Friday, August 20, 2004
And now for something completely different
In the past week, I've become a) unemployed (by choice, so technically not unemployed but rather "not in the labor force"), b) a full-time graduate student, and c) confirmed as one of the planet's worst bowlers. I have also been plunged into a constant state of panic because I don't know what my research will be about. Most of my incoming class also does not know, but it turns out that the Ecology & Evolution folks *do* know, and then there's me, trying to meet other grad students and bumble through the inevitable "So what will you be studying?" question. I spent yesterday on-line, following a stream of consciousness of potential topics from one dead-end to another, and by dead-end I mean someone's already done it. Sometimes something I read triggers a visceral response, a hint of a thought that there's something cool there if I can just zero in on it, but then it doesn't pan out. I desperately need some guidance here. But really, this is a topic for the WILIST blog, not here.

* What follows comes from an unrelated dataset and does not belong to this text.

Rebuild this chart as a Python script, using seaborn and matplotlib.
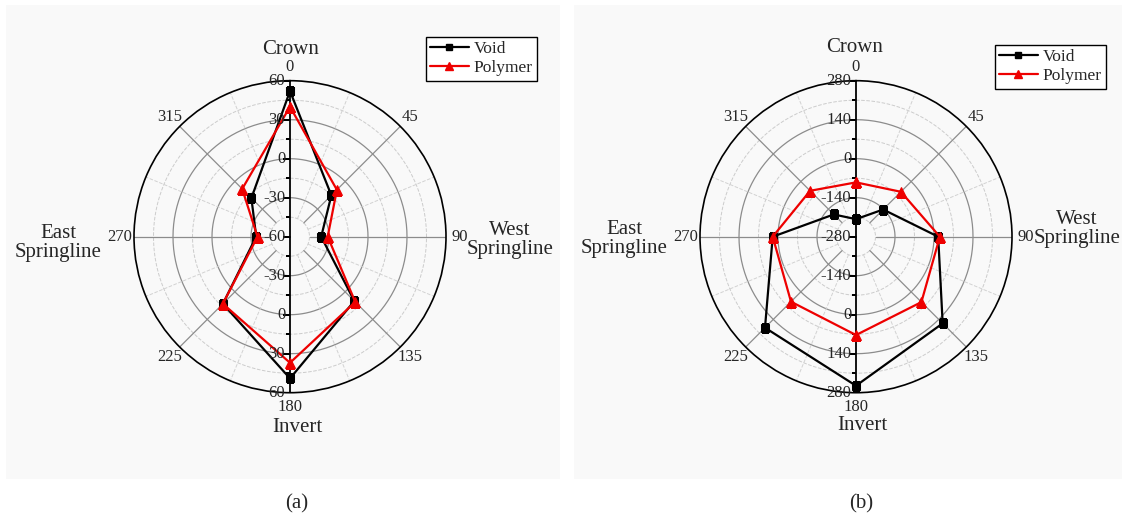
import numpy as np
import pandas as pd
import seaborn as sns
import matplotlib.pyplot as plt
from matplotlib.patches import Rectangle
from matplotlib.lines import Line2D

# angles (deg) around the pipe, clockwise from crown
angles = [0, 45, 90, 135, 180, 225, 270, 315]

# panel (a)
void_a = [52, -15, -36, 10, 49, 13, -34, -18]
poly_a = [40, -9, -31, 11, 37, 13, -35, -8]
rlim_a = (-60, 60)
rticks_a = [60, 30, 0, -30, -60]

# panel (b)
void_b = [-217, -142, 15, 160, 255, 182, 19, -167]
poly_b = [-85, -52, 21, 52, 73, 50, 19, -47]
rlim_b = (-280, 280)
rticks_b = [280, 140, 0, -140, -280]

sns.set_theme(style='white')
plt.rcParams['font.family'] = ['Liberation Serif', 'DejaVu Serif']

W, H = 1127, 522
fig = plt.figure(figsize=(W / 100, H / 100), dpi=100)
fig.patch.set_facecolor('white')
bg = '#f9f9f9'


def closed(df):
    return pd.concat([df, df.iloc[[0]].assign(theta=2 * np.pi)], ignore_index=True)


def draw_panel(cx, void, poly, rlim, rticks, legend_xy):
    rad = 156
    ax = fig.add_axes([(cx - rad) / W, (H - 236.7 - rad) / H, 2 * rad / W, 2 * rad / H],
                      projection='polar')
    ax.set_facecolor(bg)
    ax.set_theta_zero_location('N')
    ax.set_theta_direction(-1)
    ax.set_ylim(*rlim)
    ax.grid(False)
    ax.set_yticks([])
    ax.set_xticks(np.deg2rad(angles))
    ax.set_xticklabels([str(a) for a in angles], fontsize=12)
    ax.set_xticks(np.deg2rad(np.arange(22.5, 360, 45)), minor=True)
    ax.tick_params(axis='x', which='both', pad=3, direction='in', length=5, color='black')
    ax.tick_params(axis='x', which='minor', length=3)
    ax.spines['polar'].set_color('black')
    ax.spines['polar'].set_linewidth(1.2)

    lo, hi = rlim
    step = (hi - lo) / 8.0
    th = np.linspace(0, 2 * np.pi, 361)
    # circles
    for k in range(1, 8):
        r = lo + k * step
        if k % 2 == 0:
            ax.plot(th, np.full_like(th, r), color='#8c8c8c', lw=0.9, zorder=1)
        else:
            ax.plot(th, np.full_like(th, r), color='#cccccc', lw=0.7, ls='--', zorder=1)
    # spokes
    for a in angles:
        if a in (0, 180):
            continue
        ax.plot([np.deg2rad(a)] * 2, [lo + step, hi], color='#8c8c8c', lw=0.9, zorder=1)
    for a in np.arange(22.5, 360, 45):
        ax.plot([np.deg2rad(a)] * 2, [lo + step, hi], color='#d2d2d2', lw=0.7, ls='--', zorder=1)
    # vertical radial axis with ticks on its left side
    ax.plot([0, 0], [lo, hi], color='black', lw=1.3, zorder=2)
    ax.plot([np.pi, np.pi], [lo, hi], color='black', lw=1.3, zorder=2)
    major = [lo + k * 2 * step for k in range(5)]
    minor = [lo + (2 * k + 1) * step for k in range(4)]
    for t in (0, np.pi):
        ax.plot([t] * len(major), major, ls='none', marker=0, ms=5, mew=1.1, color='black', zorder=2)
        ax.plot([t] * len(minor), minor, ls='none', marker=0, ms=3, mew=1.1, color='black', zorder=2)
    for r in rticks:
        ax.annotate(str(r), (0, r), xytext=(-3.5, 0), textcoords='offset points',
                    ha='right', va='center', fontsize=12, zorder=5)
        if r != lo:
            ax.annotate(str(r), (np.pi, r), xytext=(-3.5, 0), textcoords='offset points',
                        ha='right', va='center', fontsize=12, zorder=5)

    theta = np.deg2rad(angles)
    dv = closed(pd.DataFrame({'theta': theta, 'r': void}))
    dp = closed(pd.DataFrame({'theta': theta, 'r': poly}))
    sns.lineplot(data=dv, x='theta', y='r', sort=False, ax=ax, color='black', lw=1.6,
                 marker='s', markersize=6, markeredgecolor='black', zorder=4)
    sns.lineplot(data=dp, x='theta', y='r', sort=False, ax=ax, color='#ee0000', lw=1.6,
                 marker='^', markersize=7.5, markeredgecolor='#ee0000', zorder=4)
    ax.set_xlabel('')
    ax.set_ylabel('')
    ax.set_ylim(*rlim)

    handles = [Line2D([], [], color='black', lw=1.6, marker='s', ms=5),
               Line2D([], [], color='#ee0000', lw=1.6, marker='^', ms=6)]
    fig.legend(handles, ['Void', 'Polymer'], loc='upper left',
               bbox_to_anchor=(legend_xy[0] / W, 1 - legend_xy[1] / H),
               frameon=True, fancybox=False, edgecolor='black', framealpha=1,
               facecolor='white', fontsize=12.5, handlelength=2.2, handletextpad=0.3,
               borderpad=0.25, labelspacing=0.15, borderaxespad=0)
    return ax


fig.add_artist(Rectangle((6 / W, 1 - 479 / H), 554 / W, 474 / H, transform=fig.transFigure,
                         facecolor=bg, edgecolor='none', zorder=-10))
fig.add_artist(Rectangle((574 / W, 1 - 479 / H), 548 / W, 474 / H, transform=fig.transFigure,
                         facecolor=bg, edgecolor='none', zorder=-10))

draw_panel(290, void_a, poly_a, rlim_a, rticks_a, (426, 37))
draw_panel(856, void_b, poly_b, rlim_b, rticks_b, (995, 45))


def ftext(x, y, s, **kw):
    fig.text(x / W, 1 - y / H, s, ha='center', va='center', fontsize=15, linespacing=1.05, **kw)


ftext(291, 50, 'Crown')
ftext(510, 240, 'West\nSpringline')
ftext(58, 243, 'East\nSpringline')
ftext(297, 428, 'Invert')
ftext(855, 47, 'Crown')
ftext(1077, 229, 'West\nSpringline')
ftext(624, 239, 'East\nSpringline')
ftext(862, 425, 'Invert')
ftext(297, 504, '(a)', )
ftext(861, 504, '(b)')

fig.savefig('out.png', dpi=100)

Last days of work were very very busy. I took my crap home slowly over the course of a couple of weeks, so near the end all that was left was some pens that I had brought (I'm picky about my colored pens). I ended up forfeiting a day of vacation to finish up my work, but the good part of that was that the ending was less abrupt and more of a trickling off. A couple of hours after leaving my job, it was like I'd never been there at all, just a strange memory of falling into a job unintentionally along my path towards science-dom. It's clear already that coming from this different background sets me apart from my new classmates, although whether it's in a good way or a bad way has yet to be determined.
Jazzy and Libby found a big ugly possum in the garden last night. It's interesting watching Libby's struggle between wanting to catch the possum and not wanting to cross that fence into Mommy's garden. I had to drag her back to the house and carry her up the stairs, with her quivering and struggling all the while. I tried to flush the possum out but I think it was lying low somewhere behind the spireas and at 11:00 at night, I'm not all that motivated to get the hose. It is interesting, though, that possums don't behave the way we've been taught to think they do. Every child knows one factoid about possums: they play dead when threatened. This factoid, unless tested by actual first-hand knowledge, stays with us our whole lives. I've had the factoid challenged several times here in our backyard, and from what I've seen, the main possum defense is running and hiding, and they only play dead *after a predator catches them*. Maybe not all possums do this, but the Irving Park ones do, and there's nothing more startling to a greyhound than having a mouthful of limp fur. Feh!! Ptui! And off the possum waddles into the underbrush to live another day and hopefully find some tasty triggered mousetraps for dinner.
I'm freezing. It's been so chilly lately, with temps in the 60s. In August!! I'm not actually complaining; I'd much rather have upper 60s than upper 80s. But it does make clothing decisions more difficult.